The staff writer at The New Yorker and senior analyst at CNN Worldwide spoke to about 40 students, alumni and Medill professors in Fisk Hall about his experiences covering the Supreme Court. He is the second speaker this quarter in the “Literature of Fact” lecture series.
“I’m actually an avid Supreme Court fan,” said Medill senior Christina Walker, who attended the event. “Jeffrey Toobin writes very influential articles regarding the Supreme Court, so I was excited to learn that he would be on campus.”
Toobin discussed in-depth reporting before focusing on the research for his most recent books, “The Nine” and “The Oath,” which both examine the inner workings of the Supreme Court.
Despite what he called his “terrible record” of predicting case outcomes on CNN, Toobin said he thought the Supreme Court would rule against a university’s right to use race as a factor in admissions when it decides the Fisher v. University of Texas case in the next few weeks. This ruling would effectively overturn the court’s 2003 decision in Grutter v. Bollinger.
“Obviously there is a substantial court of justices who thought Grutter was wrong,” he said. “Based on the oral argument, it sure looks likely to me that they are going to … overturn the policy in Texas, but they will not formally overrule Grutter.”
Toobin also predicted the court would rule against legalizing gay marriage nationwide in upcoming cases challenging the Defense of Marriage Act and California’s Proposition 8.
He stressed the importance of politics in the Supreme Court, using questions surrounding abortion rights and affirmative action, both major issues the Supreme Court has considered, as examples.
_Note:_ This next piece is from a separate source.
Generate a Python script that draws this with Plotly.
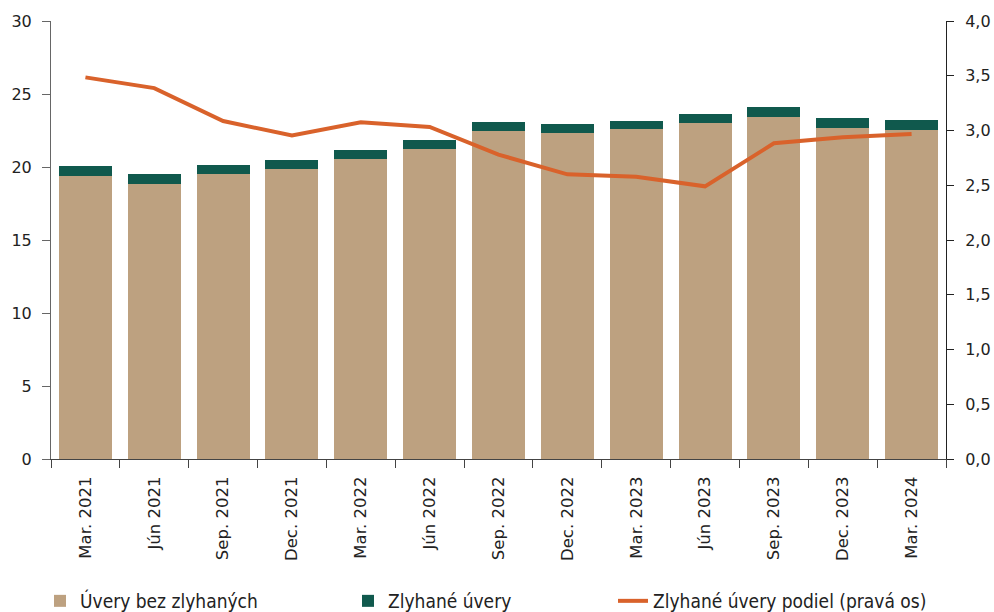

“My view is that the Supreme Court is as much a political institution as it is a judicial institution … but I don’t say out of criticism,” he said. “These are as much ideological questions as they are legal ones.”
Medill Prof. David Abrahamson said Toobin’s “accomplished” career as a literary journalist and his work with current Supreme Court cases made him a relevant speaker.
“Jeffrey’s a journalist who has stirred up heated arguments surrounding his work but nevertheless retains a prominent position in literary, investigative and legal journalism,” he said.
Toobin emphasized the importance of in-depth reporting when covering the Supreme Court and read several excerpts of literary journalism to illustrate his point. He explained why he believes extensive reporting is necessary to support opinionated journalism.
“What I try to do at The New Yorker is sometimes advocacy journalism,” he said. “I don’t think you can read ‘The Nine’ without knowing what I think of the Court’s decision in Bush v. Gore, and I don’t have a problem with that.”
He also discussed the “drudgery” of the in-depth reporting he does and the frequent rejection he faces while reporting on the court.
“It’s the hardest thing I do,” he said. “The greatest attribute I bring to this work is a thick skin.”